Set problem: Starting at the first line of the data, print each line verbatim up to and including the line bearing "var myChart = echarts.init(document.getElementById('main'));", omitting pictures.

Source data:

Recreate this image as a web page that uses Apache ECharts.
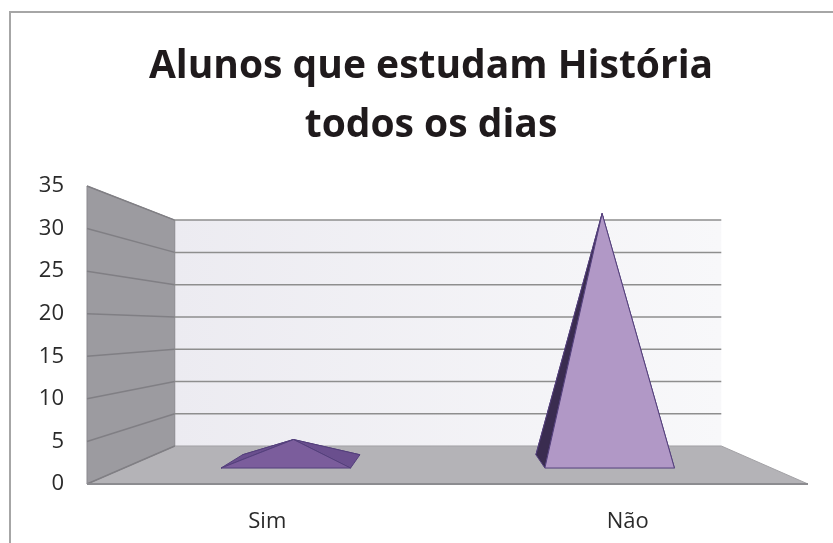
<!DOCTYPE html>
<html>
<head>
<meta charset="utf-8">
<script src="https://cdn.jsdelivr.net/npm/echarts@6/dist/echarts.min.js"></script>
<style>
  html, body { margin: 0; padding: 0; background: #fff; }
  #main { width: 833px; height: 543px; }
</style>
</head>
<body>
<div id="main"></div>
<script>
// dados
var categories = ['Sim', 'Não'];
var values = [3, 34];
var yTicks = [0, 5, 10, 15, 20, 25, 30, 35];

var myChart = echarts.init(document.getElementById('main'));

// projeção "3D" simples: t = 0 plano da frente, t = 1 parede do fundo
function proj(cs, x, y, t) {
    var cx = cs.x + cs.width * 0.503;
    var cy = cs.y + cs.height * 0.473;
    var s = 1 - 0.242 * t;
    return [cx + s * (x - cx), cy + s * (y - cy)];
}

function mix(a, b, k) {
    return 'rgb(' + a.map(function (v, i) { return Math.round(v + (b[i] - v) * k); }).join(',') + ')';
}

// paredes, chão e linhas de grade
function renderScene(params, api) {
    var cs = params.coordSys;
    var x0 = cs.x, x1 = cs.x + cs.width;
    var yTop = cs.y, yBot = cs.y + cs.height;
    var children = [];

    children.push({
        type: 'polygon',
        shape: { points: [proj(cs, x0, yTop, 1), proj(cs, x1, yTop, 1), proj(cs, x1, yBot, 1), proj(cs, x0, yBot, 1)] },
        style: {
            fill: new echarts.graphic.LinearGradient(0, 0, 1, 0, [
                { offset: 0, color: '#ecebf1' },
                { offset: 1, color: '#f8f8fa' }
            ])
        }
    });
    // chão
    children.push({
        type: 'polygon',
        shape: { points: [proj(cs, x0, yBot, 0), proj(cs, x1, yBot, 0), proj(cs, x1, yBot, 1), proj(cs, x0, yBot, 1)] },
        style: { fill: '#b4b3b7', stroke: '#a3a2a6', lineWidth: 1 }
    });
    // parede lateral
    children.push({
        type: 'polygon',
        shape: { points: [proj(cs, x0, yTop, 0), proj(cs, x0, yTop, 1), proj(cs, x0, yBot, 1), proj(cs, x0, yBot, 0)] },
        style: { fill: '#9c9ba0', stroke: '#8a898e', lineWidth: 1 }
    });

    yTicks.forEach(function (v) {
        var y = api.coord([0, v])[1];
        var a = proj(cs, x0, y, 0), b = proj(cs, x0, y, 1), c = proj(cs, x1, y, 1);
        children.push({
            type: 'line',
            shape: { x1: a[0], y1: a[1], x2: b[0], y2: b[1] },
            style: { stroke: '#807f84', lineWidth: 1.5 }
        });
        if (v > 0) {
            children.push({
                type: 'line',
                shape: { x1: b[0], y1: b[1], x2: c[0], y2: c[1] },
                style: { stroke: '#8e8e8e', lineWidth: 1.5 }
            });
        }
    });

    // borda da frente do chão
    var f0 = proj(cs, x0, yBot, 0), f1 = proj(cs, x1, yBot, 0);
    children.push({
        type: 'line',
        shape: { x1: f0[0], y1: f0[1], x2: f1[0], y2: f1[1] },
        style: { stroke: '#8c8c90', lineWidth: 2 }
    });

    return { type: 'group', children: children };
}

// pirâmides
function renderPyramid(params, api) {
    var cs = params.coordSys;
    var base = api.coord([api.value(0), 0]);
    var top = api.coord([api.value(0), api.value(1)]);
    var hw = api.size([1, 0])[0] * 0.2;
    var t0 = 0.42, t1 = 0.77, tm = (t0 + t1) / 2;
    var FL = proj(cs, base[0] - hw, base[1], t0);
    var FR = proj(cs, base[0] + hw, base[1], t0);
    var BL = proj(cs, base[0] - hw, base[1], t1);
    var BR = proj(cs, base[0] + hw, base[1], t1);
    var A = proj(cs, base[0], top[1], tm);

    var h = base[1] - top[1];
    var k = h / Math.sqrt(h * h + hw * hw);
    var front = mix([95, 62, 134], [180, 155, 200], k);
    var side = mix([131, 97, 175], [56, 42, 77], k);
    var line = { stroke: '#54407c', lineWidth: 1, lineJoin: 'round' };

    function face(pts, fill) {
        return { type: 'polygon', shape: { points: pts }, style: Object.assign({ fill: fill }, line) };
    }

    return {
        type: 'group',
        children: [
            face([BL, BR, A], side),
            face([BL, FL, A], side),
            face([FR, BR, A], side),
            face([FL, FR, A], front)
        ]
    };
}

option = {
    backgroundColor: '#ffffff',
    title: {
        text: 'Alunos que estudam História\ntodos os dias',
        left: 431,
        textAlign: 'center',
        top: 37,
        padding: 0,
        textStyle: {
            fontFamily: 'Open Sans',
            fontWeight: 'bold',
            fontSize: 39,
            lineHeight: 59,
            color: '#1f1a1c'
        }
    },
    graphic: [{
        type: 'rect',
        shape: { x: 10, y: 12, width: 860, height: 580 },
        style: { fill: 'none', stroke: '#a6a6a6', lineWidth: 2 },
        silent: true
    }],
    grid: {
        left: 87,
        right: 25,
        top: 186,
        bottom: 59,
        containLabel: false
    },
    xAxis: {
        type: 'category',
        data: categories,
        axisLine: { show: false },
        axisTick: { show: false },
        axisLabel: {
            margin: 27,
            fontFamily: 'Open Sans',
            fontSize: 22,
            color: '#2a2a2a'
        }
    },
    yAxis: {
        type: 'value',
        min: 0,
        max: 35,
        interval: 5,
        axisLine: { show: false },
        axisTick: { show: false },
        splitLine: { show: false },
        axisLabel: {
            margin: 23,
            fontFamily: 'Open Sans',
            fontSize: 22,
            color: '#2a2a2a'
        }
    },
    series: [
        {
            type: 'custom',
            silent: true,
            renderItem: renderScene,
            data: [[0, 0]],
            z: 1
        },
        {
            name: 'Alunos',
            type: 'custom',
            renderItem: renderPyramid,
            data: values.map(function (v, i) { return [i, v]; }),
            z: 2
        }
    ]
};

myChart.setOption(option);
</script>
</body>
</html>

Correct result:
Recreate this image as a web page that uses Apache ECharts.
<!DOCTYPE html>
<html>
<head>
<meta charset="utf-8">
<script src="https://cdn.jsdelivr.net/npm/echarts@6/dist/echarts.min.js"></script>
<style>
  html, body { margin: 0; padding: 0; background: #fff; }
  #main { width: 833px; height: 543px; }
</style>
</head>
<body>
<div id="main"></div>
<script>
// dados
var categories = ['Sim', 'Não'];
var values = [3, 34];
var yTicks = [0, 5, 10, 15, 20, 25, 30, 35];

var myChart = echarts.init(document.getElementById('main'));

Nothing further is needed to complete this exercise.